Rich Ulloa opened the first Yesterday and Today in June of 1981. After a decade of expansion and relocating up and down Bird Road, Ulloa teamed up with Chern, who had been involved with the shop since its inception, to split into two storefronts with distinct focuses: yesterday and today. Ulloa would man the “today” store, a source for new music and local artists, while Chern, who says his specialty is “obscure ‘60s and ‘70s stuff”, would run the oldies-focused “yesterday” location.
A native of Coral Gables, Chern started out as a pupil in his older brother’s school of rock, “but quickly surpassed him” when it came to buying records.
“The first album I ever bought was from a clearance rack outside of a store,” Chern says. “My mom bought it for me. It was More of The Monkees in mono.”
Monkees LPs eventually gave way to Frank Zappa concerts, and soon Chern was photographing bands like blues rockers Hot Tuna and prog ensemble Renaissance at Pirate’s World, a swashbuckling-themed amusement park in Dania, the University of Miami’s Gusman Hall, and other South Florida venues.
Before joining the Yesterday & Today team, Chern landed a gig as a DJ on community station WDNA, a position he pursued at the suggestion of Bob Perry, owner of the now-closed Blue Note Records in North Miami, and held for 13 years. The program was called “Notes From The Underground” and showcased oddball, mod-era garage rock that beat psychedelic rock to the punch before anyone in the U.S. had heard of Jimi Hendrix and blared like punk a decade before Iggy first dumped his mic in peanut butter.
When Ulloa decided to split the shop in two, Chern’s subterranean expertise was a perfect fit for the idiosyncratic Yesterday & Today.
“We were a little different than your mainstream record shop,” he explains.

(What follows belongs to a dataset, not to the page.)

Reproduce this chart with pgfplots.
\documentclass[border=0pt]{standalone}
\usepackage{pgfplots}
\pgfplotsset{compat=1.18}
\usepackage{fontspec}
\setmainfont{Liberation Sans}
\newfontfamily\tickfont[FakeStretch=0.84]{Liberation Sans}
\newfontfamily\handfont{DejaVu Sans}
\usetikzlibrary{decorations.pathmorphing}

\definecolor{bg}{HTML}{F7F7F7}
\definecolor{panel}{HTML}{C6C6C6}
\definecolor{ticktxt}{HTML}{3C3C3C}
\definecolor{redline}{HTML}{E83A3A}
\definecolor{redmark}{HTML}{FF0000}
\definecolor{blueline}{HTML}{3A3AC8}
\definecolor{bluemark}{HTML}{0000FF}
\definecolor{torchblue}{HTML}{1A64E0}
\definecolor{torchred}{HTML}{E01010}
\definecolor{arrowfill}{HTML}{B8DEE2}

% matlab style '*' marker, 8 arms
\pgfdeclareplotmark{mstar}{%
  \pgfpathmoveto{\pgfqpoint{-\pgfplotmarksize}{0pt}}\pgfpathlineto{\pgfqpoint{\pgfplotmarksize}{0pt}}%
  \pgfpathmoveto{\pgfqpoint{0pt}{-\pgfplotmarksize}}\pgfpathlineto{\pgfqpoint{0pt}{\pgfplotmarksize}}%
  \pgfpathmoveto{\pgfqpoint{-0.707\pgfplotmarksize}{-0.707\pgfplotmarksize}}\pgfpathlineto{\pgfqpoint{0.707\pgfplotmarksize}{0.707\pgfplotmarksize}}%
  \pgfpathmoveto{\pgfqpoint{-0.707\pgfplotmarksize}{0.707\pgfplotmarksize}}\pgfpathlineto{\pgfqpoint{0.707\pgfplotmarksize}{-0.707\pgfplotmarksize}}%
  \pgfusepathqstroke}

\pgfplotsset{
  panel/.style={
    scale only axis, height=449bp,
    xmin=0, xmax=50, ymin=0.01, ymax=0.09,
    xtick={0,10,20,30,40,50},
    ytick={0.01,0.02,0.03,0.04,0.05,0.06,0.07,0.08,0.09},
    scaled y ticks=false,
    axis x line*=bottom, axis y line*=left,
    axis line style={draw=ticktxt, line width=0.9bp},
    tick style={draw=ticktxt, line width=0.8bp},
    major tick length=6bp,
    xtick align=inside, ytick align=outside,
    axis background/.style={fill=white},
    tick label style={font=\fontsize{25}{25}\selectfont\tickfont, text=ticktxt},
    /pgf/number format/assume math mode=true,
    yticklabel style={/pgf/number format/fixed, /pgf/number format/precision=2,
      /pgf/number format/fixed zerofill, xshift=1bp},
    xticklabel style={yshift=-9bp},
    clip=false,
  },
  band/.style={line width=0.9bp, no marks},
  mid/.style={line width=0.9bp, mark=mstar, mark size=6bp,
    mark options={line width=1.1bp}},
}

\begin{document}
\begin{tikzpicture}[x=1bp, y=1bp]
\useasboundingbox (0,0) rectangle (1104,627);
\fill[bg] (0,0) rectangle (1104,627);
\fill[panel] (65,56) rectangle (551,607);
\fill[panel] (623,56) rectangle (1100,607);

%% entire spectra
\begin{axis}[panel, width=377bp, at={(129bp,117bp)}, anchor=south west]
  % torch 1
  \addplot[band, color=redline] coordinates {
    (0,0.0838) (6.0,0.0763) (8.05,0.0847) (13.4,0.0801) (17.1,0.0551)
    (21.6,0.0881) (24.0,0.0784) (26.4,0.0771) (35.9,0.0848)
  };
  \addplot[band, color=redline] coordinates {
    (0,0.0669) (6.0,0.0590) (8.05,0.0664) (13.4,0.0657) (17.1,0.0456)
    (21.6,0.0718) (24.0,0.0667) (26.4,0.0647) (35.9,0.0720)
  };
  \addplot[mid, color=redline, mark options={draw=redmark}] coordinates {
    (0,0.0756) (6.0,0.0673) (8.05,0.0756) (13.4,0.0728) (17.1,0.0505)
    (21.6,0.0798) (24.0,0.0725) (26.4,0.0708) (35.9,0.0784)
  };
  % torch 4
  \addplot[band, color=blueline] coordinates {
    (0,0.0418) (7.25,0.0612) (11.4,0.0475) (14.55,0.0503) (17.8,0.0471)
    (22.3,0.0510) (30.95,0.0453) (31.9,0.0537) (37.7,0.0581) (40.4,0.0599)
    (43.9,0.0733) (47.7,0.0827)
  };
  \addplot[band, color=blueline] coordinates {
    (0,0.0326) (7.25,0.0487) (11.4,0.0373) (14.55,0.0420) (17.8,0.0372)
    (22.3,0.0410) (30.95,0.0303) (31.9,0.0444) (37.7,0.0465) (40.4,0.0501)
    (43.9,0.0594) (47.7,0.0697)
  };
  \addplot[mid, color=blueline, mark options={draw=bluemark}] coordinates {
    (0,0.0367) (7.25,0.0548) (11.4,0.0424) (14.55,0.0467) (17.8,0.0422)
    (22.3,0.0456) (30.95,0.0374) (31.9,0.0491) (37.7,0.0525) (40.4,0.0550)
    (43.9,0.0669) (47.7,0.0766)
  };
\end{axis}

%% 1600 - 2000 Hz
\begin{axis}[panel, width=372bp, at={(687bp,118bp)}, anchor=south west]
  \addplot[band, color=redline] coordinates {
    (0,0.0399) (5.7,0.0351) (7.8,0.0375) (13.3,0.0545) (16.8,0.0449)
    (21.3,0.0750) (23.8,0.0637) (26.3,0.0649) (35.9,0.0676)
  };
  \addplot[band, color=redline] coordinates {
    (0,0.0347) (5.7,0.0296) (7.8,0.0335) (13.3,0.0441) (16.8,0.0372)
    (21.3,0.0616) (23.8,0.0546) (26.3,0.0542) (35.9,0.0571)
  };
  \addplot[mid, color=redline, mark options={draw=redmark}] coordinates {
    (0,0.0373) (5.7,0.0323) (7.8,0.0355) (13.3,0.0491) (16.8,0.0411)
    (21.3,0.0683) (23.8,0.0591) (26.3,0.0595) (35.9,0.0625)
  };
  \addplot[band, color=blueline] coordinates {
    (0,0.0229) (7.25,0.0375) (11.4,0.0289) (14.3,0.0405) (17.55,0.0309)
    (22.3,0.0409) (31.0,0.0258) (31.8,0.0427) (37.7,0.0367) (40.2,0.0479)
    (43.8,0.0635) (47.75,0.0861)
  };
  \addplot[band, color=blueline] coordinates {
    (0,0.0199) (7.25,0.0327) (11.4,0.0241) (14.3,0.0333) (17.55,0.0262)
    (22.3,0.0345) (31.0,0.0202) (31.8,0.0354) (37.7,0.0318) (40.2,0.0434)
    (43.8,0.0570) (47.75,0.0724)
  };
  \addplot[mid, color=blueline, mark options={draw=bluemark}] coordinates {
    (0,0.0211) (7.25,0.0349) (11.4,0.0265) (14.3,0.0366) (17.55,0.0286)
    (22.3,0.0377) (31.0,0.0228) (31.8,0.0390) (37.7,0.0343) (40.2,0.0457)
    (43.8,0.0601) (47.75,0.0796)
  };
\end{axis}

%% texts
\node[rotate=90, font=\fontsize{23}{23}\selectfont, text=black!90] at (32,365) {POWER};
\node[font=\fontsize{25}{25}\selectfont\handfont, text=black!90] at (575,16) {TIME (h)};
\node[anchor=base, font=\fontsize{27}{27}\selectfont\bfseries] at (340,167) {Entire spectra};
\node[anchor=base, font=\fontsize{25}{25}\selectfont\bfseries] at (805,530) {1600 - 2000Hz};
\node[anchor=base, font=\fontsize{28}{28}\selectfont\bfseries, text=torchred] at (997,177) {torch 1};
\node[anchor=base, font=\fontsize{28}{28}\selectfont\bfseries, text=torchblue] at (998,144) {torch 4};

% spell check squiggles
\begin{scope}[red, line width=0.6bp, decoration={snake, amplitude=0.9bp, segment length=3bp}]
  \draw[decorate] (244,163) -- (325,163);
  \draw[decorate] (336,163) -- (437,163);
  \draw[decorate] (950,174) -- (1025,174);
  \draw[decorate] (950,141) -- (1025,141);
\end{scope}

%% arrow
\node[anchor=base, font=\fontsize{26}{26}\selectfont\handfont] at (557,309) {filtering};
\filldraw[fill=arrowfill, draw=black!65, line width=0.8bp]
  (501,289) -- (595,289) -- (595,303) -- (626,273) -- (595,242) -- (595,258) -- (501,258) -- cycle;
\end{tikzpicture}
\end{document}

In addition to the inexhaustible inventory of standards and classics, the store could — and still can — be counted on for exotic represses, elusive imports, and holy grail original copies. Chern adds, “Bands would play too. They had the Ramones signing records. Yesterday & Today, back in the ‘80s, was an ‘indie record store’.”
Today, Sweat Records, opened in 2005, is widely acknowledged as Miami’s “indie record store”, a title earned because of its contemporary selection, non-music inventory (collectibles, vegan treats), and the hip, Biscayne-and-Wynwood demographic that utilizes the shop as a multipurpose space for concerts, film screenings, and activist meetings.

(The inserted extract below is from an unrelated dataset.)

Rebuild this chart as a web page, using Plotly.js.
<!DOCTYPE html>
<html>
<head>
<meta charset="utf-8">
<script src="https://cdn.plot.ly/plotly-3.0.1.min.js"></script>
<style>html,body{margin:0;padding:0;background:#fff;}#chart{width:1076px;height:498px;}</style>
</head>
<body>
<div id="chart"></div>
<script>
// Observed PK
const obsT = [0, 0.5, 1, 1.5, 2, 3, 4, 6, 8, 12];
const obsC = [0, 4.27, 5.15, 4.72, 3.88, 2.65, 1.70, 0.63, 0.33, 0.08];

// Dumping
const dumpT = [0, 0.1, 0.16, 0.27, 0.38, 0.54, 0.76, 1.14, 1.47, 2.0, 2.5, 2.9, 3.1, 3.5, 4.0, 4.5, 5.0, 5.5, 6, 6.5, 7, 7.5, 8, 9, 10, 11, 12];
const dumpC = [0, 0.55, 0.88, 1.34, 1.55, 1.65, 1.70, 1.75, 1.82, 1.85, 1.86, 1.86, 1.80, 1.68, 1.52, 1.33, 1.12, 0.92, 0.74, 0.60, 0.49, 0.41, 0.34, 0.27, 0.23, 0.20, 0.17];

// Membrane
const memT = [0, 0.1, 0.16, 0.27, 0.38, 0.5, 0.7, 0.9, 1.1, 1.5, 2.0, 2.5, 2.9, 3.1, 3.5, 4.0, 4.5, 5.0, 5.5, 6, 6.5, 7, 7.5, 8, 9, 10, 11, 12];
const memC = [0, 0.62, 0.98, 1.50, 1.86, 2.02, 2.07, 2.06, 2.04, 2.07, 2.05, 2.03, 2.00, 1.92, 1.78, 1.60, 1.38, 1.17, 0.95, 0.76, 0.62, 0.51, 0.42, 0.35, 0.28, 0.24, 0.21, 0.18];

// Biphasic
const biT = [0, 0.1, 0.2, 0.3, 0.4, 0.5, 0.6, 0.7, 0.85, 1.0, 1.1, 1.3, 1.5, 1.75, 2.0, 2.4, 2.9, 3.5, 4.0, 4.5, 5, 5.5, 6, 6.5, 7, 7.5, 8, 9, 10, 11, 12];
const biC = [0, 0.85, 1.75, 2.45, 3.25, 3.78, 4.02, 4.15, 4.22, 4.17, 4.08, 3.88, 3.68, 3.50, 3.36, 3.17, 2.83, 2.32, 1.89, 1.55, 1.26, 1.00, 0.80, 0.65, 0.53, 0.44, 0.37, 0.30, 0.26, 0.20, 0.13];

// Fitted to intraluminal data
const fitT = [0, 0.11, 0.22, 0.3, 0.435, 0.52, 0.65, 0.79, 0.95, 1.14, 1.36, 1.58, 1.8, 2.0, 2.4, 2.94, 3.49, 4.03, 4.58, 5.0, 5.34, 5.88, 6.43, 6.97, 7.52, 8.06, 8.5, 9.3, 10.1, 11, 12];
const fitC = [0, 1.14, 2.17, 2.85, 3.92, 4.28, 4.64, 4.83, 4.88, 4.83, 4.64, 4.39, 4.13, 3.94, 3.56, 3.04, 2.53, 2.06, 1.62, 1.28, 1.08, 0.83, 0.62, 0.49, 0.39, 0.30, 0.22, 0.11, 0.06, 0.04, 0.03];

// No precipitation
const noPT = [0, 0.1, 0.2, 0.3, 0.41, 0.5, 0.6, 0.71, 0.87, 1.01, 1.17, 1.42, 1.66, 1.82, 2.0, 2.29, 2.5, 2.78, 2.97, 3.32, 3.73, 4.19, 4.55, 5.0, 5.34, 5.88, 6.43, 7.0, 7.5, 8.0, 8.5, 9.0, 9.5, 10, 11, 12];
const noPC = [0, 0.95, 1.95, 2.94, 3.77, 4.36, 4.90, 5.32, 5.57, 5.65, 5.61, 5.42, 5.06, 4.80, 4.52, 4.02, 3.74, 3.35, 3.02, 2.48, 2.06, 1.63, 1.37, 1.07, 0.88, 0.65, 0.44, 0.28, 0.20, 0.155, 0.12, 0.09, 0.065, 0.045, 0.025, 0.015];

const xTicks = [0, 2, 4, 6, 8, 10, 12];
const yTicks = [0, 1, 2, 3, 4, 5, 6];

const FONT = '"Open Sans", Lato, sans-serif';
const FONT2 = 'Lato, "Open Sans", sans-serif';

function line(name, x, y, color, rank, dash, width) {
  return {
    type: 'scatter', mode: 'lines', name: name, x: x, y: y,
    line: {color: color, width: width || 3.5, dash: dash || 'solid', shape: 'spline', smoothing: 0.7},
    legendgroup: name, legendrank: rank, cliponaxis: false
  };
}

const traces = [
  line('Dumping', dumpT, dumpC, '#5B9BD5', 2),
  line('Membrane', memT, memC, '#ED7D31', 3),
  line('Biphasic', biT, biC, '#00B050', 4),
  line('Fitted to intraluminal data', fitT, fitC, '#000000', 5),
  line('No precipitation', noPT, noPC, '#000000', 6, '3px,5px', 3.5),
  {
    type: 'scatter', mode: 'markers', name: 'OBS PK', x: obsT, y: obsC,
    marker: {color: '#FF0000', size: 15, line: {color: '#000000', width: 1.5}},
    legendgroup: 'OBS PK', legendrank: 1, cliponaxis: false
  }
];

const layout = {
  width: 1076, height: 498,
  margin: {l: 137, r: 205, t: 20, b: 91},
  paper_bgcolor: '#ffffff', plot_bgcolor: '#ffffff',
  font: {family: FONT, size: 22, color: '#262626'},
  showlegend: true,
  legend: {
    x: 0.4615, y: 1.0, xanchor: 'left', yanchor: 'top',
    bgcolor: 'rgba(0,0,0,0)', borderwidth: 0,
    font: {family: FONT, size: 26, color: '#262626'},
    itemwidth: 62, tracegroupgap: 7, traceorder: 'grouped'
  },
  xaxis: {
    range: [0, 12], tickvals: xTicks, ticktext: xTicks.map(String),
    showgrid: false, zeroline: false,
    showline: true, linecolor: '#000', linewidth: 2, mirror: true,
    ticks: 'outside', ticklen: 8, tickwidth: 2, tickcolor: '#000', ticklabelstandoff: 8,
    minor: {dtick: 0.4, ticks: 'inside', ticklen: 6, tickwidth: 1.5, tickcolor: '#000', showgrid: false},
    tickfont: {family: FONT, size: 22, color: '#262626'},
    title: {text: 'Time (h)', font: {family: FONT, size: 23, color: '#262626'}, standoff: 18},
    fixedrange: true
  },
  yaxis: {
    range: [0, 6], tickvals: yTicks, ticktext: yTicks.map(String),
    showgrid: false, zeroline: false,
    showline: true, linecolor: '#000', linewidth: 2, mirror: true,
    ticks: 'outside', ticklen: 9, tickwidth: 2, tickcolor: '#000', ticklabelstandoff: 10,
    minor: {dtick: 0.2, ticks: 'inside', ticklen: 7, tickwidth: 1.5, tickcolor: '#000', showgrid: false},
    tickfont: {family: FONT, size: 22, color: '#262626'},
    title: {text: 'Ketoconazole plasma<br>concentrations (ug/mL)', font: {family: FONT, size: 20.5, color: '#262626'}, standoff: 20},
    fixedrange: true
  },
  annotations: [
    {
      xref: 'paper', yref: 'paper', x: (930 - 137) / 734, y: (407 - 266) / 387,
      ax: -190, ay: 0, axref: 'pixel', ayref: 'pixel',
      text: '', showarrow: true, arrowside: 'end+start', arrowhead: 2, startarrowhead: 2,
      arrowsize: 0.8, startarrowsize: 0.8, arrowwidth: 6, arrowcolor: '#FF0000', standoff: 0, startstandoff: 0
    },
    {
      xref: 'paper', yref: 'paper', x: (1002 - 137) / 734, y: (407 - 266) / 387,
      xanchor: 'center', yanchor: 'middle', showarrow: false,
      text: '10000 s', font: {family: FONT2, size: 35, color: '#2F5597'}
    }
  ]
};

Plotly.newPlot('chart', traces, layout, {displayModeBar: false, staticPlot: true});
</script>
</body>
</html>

Even so, Chern doesn’t view Sweat as the competition. “I don’t mind sending people to Sweat for new artists,” he says.
When pressed to describe Yesterday & Today’s demographic, Chern champions the internet-savvy youth that, in addition to old heads and lifelong diggers, are a major part of his clientele. Where some business models — like the absurdly overpriced CD stores of the 90s — have been practically eviscerated by downloading, Chern encourages pirating on the grounds of knowledge.

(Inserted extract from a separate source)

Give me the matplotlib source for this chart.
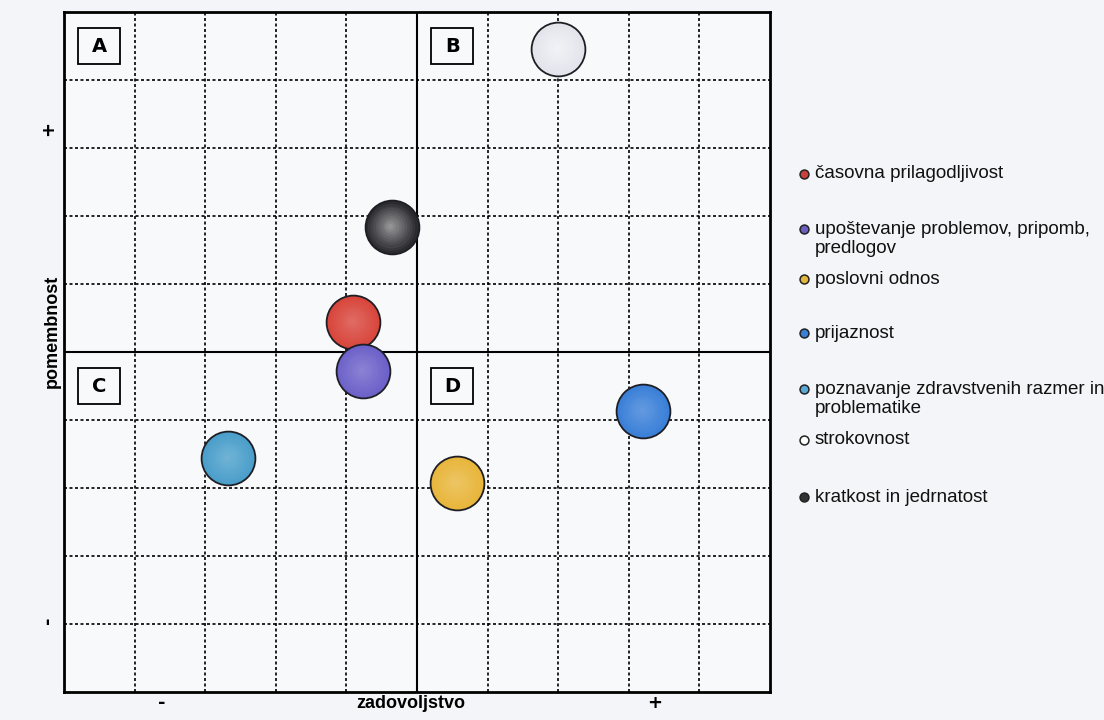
import matplotlib

matplotlib.use("Agg")
import matplotlib.pyplot as plt
from matplotlib.colors import to_rgb
from matplotlib.patches import Rectangle

W, H, DPI = 1104, 720, 100
FONT = ["Liberation Sans", "DejaVu Sans"]

# data (grid units, 0 = quadrant divider)
LABELS = [
    "časovna prilagodljivost",
    "upoštevanje problemov, pripomb,\npredlogov",
    "poslovni odnos",
    "prijaznost",
    "poznavanje zdravstvenih razmer in\nproblematike",
    "strokovnost",
    "kratkost in jedrnatost",
]
SATISFACTION = [-0.90, -0.77, 0.56, 3.20, -2.67, 2.00, -0.36]
IMPORTANCE = [0.44, -0.28, -1.93, -0.87, -1.56, 4.46, 1.84]
COLORS = ["#d8463c", "#6d62c9", "#e8b63c", "#3b80d8", "#4b9fcb", "#e4e5ec", "#2a2a2f"]
LEGEND_COLORS = ["#c9413a", "#6a5fc0", "#e2b73c", "#3b7fd6", "#5aa8d4", "#ffffff", "#333336"]
QUADRANTS = ["A", "B", "C", "D"]
X_TICK_LABELS = ["-", "+"]
Y_TICK_LABELS = ["-", "+"]

# layout
QUAD_POS = [(-4.5, 4.5), (0.5, 4.5), (-4.5, -0.5), (0.5, -0.5)]
X_TICK_POS = [-3.61, 3.37]
Y_TICK_POS = [-3.94, 3.28]
LEGEND_Y = [174, 229, 279, 333, 389, 440, 497]


def mix(color, t):
    r, g, b = to_rgb(color)
    return (r + (1 - r) * t, g + (1 - g) * t, b + (1 - b) * t)


plt.rcParams["font.family"] = FONT
fig = plt.figure(figsize=(W / DPI, H / DPI), dpi=DPI, facecolor="#f4f5f8")
ax = fig.add_axes([64 / W, 28 / H, 706 / W, 680 / H], facecolor="#f8f9fb")
ax.set_xlim(-5, 5)
ax.set_ylim(-5, 5)

grid_ticks = [i for i in range(-4, 5) if i != 0]
for g in grid_ticks:
    ax.axvline(g, color="black", lw=1.2, ls=(0, (1.8, 1.5)), zorder=1)
    ax.axhline(g, color="black", lw=1.2, ls=(0, (1.8, 1.5)), zorder=1)
ax.axvline(0, color="black", lw=1.5, zorder=2)
ax.axhline(0, color="black", lw=1.5, zorder=2)
for sp in ax.spines.values():
    sp.set_linewidth(2.0)
ax.set_xticks([])
ax.set_yticks([])

# quadrant boxes
for letter, (qx, qy) in zip(QUADRANTS, QUAD_POS):
    ax.add_patch(Rectangle((qx - 0.3, qy - 0.265), 0.6, 0.53, fill=False, lw=1.3, ec="black", zorder=3))
    ax.text(qx, qy, letter, ha="center", va="center", fontsize=14, fontweight="heavy",
            family="DejaVu Sans", zorder=4)

# bubbles with a soft radial highlight
size = 1500
for i, (x, y, c) in enumerate(zip(SATISFACTION, IMPORTANCE, COLORS)):
    z = 5 + i * 0.1
    ax.scatter([x], [y], s=size, color=c, edgecolors="#1e1e24", linewidths=1.3, zorder=z)
    strength = 0.55 if c in ("#2a2a2f", "#e4e5ec") else 0.22
    steps = 10
    for k in range(1, steps):
        f = 1 - k / steps
        ax.scatter([x - 0.02 * k / steps], [y + 0.02 * k / steps], s=size * f * f * 0.95,
                   color=mix(c, strength * k / steps), linewidths=0, zorder=z + 0.001 * k)

# axis labels and +/- marks
xt = ax.get_xaxis_transform()
yt = ax.get_yaxis_transform()
for pos, lab in zip(X_TICK_POS, X_TICK_LABELS):
    ax.text(pos, -0.016, lab, transform=xt, ha="center", va="center", fontsize=13,
            fontweight="heavy", family="DejaVu Sans", clip_on=False)
for pos, lab in zip(Y_TICK_POS, Y_TICK_LABELS):
    ax.text(-0.023, pos, lab, transform=yt, ha="center", va="center", fontsize=13,
            fontweight="heavy", family="DejaVu Sans", rotation=90, clip_on=False)
ax.text(0.491, -0.017, "zadovoljstvo", transform=ax.transAxes, ha="center", va="center",
        fontsize=13, fontweight="bold", clip_on=False)
ax.text(-0.017, 0.531, "pomembnost", transform=ax.transAxes, ha="center", va="center",
        fontsize=13, fontweight="bold", rotation=90, clip_on=False)

# legend drawn in pixel space
lg = fig.add_axes([0, 0, 1, 1], facecolor="none")
lg.set_xlim(0, W)
lg.set_ylim(H, 0)
lg.axis("off")
line_h = 20
for lab, c, y in zip(LABELS, LEGEND_COLORS, LEGEND_Y):
    lg.plot([804], [y], "o", ms=6.4, mfc=c, mec="#222222", mew=1.1)
    n = lab.count("\n")
    lg.text(815, y + n * line_h / 2, lab, ha="left", va="center", fontsize=13.5,
            linespacing=1.12, color="#111111")

fig.savefig("out.png", dpi=DPI, facecolor=fig.get_facecolor())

“We have a younger crowd that buys classic stuff like The Doors, Zeppelin, and the Beatles,” he says. “Then they read online about who influenced [those bands] and come back for more.
“The coolest thing is, if I’ve got something in the store and it’s sealed they can go online and see if they like it.”
It’s the kind of statement that outs Chern as a music lover first, business man second.
Standing around the piles of albums, the majority of which are used and unsealed, I wondered what the total running time would be if you dumped Y&T’s entire inventory into iTunes. But Yesterday & Today is not a valve in today’s instant hype-and-gratification machine. Having amassed an incredible volume of merchandise — diverse enough, perhaps, to stump even a Steve Jobs algorithm — the store looks like what it is: 30 years of records in one room.
The bulk of its inventory is a veritable library of rock, jazz, and pop classics, with robust sections of Female Jazz and Blues Vocalists, Surf Instrumentals, and Poetry/Narrative/Sound Effects, among many others. Yesterday & Today has records you may dismiss as Herb Alpert-like detritus. But those same records are housed in fresh slip-cases and cost about as much as some of the popular psych titles — because somewhere out there is a collector looking for this particular ‘40s lounge compilation in Mint condition.
Meanwhile, Chern has put his own crate-diving days behind him.
“You can’t be successful [running a record store] being a collector,” he says.
These days, Chern barely has a chance to listen to music anyway, with his inexhaustible drive to keep Yesterday & Today’s reserves stocked and new material out on the floor precluding much tune-in, drop-out time.
“I’m just overwhelmed with vinyl,” he says.